“Where no counsel is, the people fall, but in the multitude of counselors there is safety.”
A few months ago, on the way home from the university, I found a folder with this motto in my mailbox, the motto of the Mossad, Israel’s national intelligence agency. It was a drab-looking government envelope, the sort one might expect to receive from the municipality or the tax authorities. For me, however, it was supposed to contain the answer to a riddle I had pondered for almost four years. Since I began my work on the book “Fugitives: A History of Nazi Mercenaries During the Cold War,” I was fascinated, yet troubled, by persistent rumors that the Israeli Mossad worked with former Nazis, among them war criminals, in the context of the Israeli-Arab conflict.
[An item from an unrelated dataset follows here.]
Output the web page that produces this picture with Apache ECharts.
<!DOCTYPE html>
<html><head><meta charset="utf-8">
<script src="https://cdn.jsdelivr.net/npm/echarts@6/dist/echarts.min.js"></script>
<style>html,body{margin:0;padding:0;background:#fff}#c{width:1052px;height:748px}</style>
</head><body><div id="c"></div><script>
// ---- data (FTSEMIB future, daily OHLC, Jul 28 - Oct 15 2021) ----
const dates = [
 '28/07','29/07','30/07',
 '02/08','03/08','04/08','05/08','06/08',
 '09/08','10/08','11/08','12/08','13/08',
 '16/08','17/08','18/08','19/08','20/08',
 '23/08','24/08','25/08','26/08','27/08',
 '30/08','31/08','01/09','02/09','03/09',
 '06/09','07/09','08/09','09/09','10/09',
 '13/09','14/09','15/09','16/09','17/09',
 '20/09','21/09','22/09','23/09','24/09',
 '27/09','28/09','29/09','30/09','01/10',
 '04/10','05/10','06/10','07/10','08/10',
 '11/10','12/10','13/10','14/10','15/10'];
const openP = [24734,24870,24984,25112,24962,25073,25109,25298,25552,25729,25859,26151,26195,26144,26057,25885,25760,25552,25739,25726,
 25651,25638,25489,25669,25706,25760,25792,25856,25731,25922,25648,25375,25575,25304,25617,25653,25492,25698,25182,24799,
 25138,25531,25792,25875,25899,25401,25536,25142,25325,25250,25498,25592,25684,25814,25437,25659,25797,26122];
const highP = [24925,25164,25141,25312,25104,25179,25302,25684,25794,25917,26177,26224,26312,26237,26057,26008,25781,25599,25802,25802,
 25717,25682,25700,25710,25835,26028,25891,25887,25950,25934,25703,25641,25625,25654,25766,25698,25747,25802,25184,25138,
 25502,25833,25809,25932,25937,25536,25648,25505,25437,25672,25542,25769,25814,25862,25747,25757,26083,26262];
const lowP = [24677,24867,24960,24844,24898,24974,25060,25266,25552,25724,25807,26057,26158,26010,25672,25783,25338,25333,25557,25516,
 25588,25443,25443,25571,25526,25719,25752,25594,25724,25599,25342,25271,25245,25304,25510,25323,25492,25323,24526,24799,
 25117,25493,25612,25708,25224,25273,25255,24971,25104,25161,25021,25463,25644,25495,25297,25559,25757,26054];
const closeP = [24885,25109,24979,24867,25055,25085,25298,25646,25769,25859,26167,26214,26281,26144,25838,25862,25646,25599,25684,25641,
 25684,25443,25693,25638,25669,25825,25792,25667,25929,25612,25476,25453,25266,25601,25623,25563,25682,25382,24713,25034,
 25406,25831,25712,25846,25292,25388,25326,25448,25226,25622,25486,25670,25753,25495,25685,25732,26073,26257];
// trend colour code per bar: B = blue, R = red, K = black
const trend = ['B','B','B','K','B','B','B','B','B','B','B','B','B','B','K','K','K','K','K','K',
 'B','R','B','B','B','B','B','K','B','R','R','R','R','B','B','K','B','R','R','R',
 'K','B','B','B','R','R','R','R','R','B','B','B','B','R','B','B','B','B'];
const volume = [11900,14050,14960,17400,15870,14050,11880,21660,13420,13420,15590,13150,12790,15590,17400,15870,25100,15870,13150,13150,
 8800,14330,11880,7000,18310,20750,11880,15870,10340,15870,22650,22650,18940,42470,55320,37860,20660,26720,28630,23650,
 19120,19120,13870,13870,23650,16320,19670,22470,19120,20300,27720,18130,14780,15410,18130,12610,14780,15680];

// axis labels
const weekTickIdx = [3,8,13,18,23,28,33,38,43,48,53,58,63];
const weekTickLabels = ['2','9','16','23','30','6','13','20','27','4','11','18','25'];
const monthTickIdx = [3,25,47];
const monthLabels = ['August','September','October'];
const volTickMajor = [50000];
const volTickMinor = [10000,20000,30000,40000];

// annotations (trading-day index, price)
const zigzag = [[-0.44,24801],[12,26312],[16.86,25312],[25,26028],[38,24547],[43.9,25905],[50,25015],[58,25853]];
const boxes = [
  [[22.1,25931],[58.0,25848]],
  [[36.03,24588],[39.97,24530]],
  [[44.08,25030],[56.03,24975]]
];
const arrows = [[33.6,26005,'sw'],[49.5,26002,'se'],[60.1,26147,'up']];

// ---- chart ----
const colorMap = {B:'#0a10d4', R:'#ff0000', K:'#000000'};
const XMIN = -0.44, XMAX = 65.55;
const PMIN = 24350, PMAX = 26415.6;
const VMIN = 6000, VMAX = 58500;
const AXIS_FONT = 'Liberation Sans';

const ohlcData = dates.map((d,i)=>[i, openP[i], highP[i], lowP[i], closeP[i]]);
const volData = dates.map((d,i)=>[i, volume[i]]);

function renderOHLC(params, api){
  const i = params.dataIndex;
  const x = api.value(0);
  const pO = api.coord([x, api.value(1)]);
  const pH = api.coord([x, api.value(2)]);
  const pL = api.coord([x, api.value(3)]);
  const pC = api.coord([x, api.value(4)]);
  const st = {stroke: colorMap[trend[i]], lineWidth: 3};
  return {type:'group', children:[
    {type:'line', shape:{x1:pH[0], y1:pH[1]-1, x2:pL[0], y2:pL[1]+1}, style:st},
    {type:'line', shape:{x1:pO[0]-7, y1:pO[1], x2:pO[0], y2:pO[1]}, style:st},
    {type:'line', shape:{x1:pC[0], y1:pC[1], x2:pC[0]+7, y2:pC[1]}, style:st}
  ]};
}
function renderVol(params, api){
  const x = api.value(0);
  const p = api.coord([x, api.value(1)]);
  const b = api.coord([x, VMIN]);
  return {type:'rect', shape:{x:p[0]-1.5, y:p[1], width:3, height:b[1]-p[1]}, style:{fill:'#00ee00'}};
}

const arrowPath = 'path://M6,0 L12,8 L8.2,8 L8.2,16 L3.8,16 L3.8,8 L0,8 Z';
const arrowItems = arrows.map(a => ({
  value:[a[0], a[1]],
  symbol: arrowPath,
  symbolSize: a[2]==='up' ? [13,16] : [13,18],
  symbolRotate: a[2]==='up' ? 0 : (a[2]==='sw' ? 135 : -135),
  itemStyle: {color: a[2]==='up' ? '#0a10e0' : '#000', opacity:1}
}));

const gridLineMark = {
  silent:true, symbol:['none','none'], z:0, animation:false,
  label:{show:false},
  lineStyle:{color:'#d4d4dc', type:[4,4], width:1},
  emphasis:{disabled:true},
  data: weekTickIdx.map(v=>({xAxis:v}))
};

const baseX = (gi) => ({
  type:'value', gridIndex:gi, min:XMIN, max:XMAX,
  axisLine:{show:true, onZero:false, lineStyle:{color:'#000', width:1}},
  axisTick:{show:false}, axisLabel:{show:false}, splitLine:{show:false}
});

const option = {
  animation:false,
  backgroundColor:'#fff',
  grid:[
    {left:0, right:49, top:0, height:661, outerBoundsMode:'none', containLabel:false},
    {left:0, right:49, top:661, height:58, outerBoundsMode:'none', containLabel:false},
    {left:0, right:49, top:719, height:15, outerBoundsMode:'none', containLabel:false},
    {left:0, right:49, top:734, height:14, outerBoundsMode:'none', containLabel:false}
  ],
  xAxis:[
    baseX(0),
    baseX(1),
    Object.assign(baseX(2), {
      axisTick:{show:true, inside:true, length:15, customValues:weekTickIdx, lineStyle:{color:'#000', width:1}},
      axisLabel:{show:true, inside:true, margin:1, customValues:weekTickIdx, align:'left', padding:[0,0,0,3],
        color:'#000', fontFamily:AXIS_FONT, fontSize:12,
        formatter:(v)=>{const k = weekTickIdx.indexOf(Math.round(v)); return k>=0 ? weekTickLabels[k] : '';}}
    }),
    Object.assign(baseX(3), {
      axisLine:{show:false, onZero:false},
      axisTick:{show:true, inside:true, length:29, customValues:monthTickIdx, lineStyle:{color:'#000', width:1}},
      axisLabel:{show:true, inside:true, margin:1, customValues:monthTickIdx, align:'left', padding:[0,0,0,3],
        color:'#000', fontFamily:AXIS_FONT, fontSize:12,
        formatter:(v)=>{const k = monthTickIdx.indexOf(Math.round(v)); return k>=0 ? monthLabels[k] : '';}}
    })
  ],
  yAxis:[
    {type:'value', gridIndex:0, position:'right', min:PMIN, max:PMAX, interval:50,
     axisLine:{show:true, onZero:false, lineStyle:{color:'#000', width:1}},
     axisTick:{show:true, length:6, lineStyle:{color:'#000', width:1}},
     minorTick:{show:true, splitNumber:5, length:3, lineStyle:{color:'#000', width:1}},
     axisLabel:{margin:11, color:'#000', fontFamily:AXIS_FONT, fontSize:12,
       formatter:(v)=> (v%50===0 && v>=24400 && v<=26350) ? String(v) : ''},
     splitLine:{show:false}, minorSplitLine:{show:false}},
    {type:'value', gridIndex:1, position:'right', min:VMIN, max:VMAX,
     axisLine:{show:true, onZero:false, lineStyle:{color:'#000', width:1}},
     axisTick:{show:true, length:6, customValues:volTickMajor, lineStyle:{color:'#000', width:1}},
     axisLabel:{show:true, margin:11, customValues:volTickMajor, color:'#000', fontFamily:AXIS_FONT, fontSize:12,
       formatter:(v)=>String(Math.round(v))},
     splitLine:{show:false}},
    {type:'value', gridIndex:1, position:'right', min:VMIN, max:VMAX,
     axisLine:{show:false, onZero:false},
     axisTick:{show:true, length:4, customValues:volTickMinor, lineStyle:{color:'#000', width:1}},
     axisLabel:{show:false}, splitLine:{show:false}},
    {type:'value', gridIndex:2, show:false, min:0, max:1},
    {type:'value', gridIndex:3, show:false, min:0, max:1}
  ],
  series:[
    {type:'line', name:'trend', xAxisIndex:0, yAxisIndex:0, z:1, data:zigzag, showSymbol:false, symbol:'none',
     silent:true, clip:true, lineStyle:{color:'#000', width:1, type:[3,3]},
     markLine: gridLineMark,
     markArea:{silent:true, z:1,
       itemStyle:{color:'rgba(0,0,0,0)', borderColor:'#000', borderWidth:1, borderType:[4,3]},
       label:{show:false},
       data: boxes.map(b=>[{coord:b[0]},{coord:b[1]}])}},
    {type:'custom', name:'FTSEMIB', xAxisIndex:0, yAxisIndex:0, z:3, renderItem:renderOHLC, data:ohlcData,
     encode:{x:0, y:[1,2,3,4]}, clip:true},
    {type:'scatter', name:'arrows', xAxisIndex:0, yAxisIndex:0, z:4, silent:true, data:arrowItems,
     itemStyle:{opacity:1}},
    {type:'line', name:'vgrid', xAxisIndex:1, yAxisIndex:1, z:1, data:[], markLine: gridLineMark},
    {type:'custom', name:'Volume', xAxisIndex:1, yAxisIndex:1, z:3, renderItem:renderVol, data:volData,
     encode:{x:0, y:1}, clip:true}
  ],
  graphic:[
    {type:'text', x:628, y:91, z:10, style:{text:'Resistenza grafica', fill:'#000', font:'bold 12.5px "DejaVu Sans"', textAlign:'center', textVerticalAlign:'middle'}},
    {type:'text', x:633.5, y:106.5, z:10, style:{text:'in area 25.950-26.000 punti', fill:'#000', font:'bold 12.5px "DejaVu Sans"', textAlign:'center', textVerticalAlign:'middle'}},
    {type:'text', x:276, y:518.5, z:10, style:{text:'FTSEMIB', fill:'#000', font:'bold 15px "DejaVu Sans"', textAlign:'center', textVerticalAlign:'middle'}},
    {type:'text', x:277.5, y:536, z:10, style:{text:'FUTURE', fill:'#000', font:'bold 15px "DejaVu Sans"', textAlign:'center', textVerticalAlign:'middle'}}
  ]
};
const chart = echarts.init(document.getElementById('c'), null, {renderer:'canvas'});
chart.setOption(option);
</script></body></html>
Rumors on this murky subject had in fact been circulating for years. In 1967, the Polish culture minister, Kazimierz Rusinek, declared that “it is no secret, that many Nazi criminals serve the Israeli state and live in its territory. I cannot give you a precise number, but I’m certain that more than [one] thousand professionals of the Nazi Wehrmacht serve as military advisers to the Israeli Army.” This communist propaganda was of course overblown. There were not “one thousand” former Nazis working with Israel, not hundreds and not even dozens. But were there, at least, several?
Later, reporters, not all of them hostile to Israel, mentioned specifically one name: Otto Skorzeny, Hitler’s favorite commando leader. Did Skorzeny, in fact, cooperate with the Mossad in the 1960s, and for how long? And if so, why? Why did Israeli intelligence leaders, some of them Holocaust survivors, agree to bond with him? That was the question that the drab-looking Mossad envelope was supposed to answer.
The realm of intelligence is rarely populated by sentimental people, and after World War II, all victorious allied countries were quick to exploit former Nazis, including war crimes suspects, for intelligence gathering and other purposes.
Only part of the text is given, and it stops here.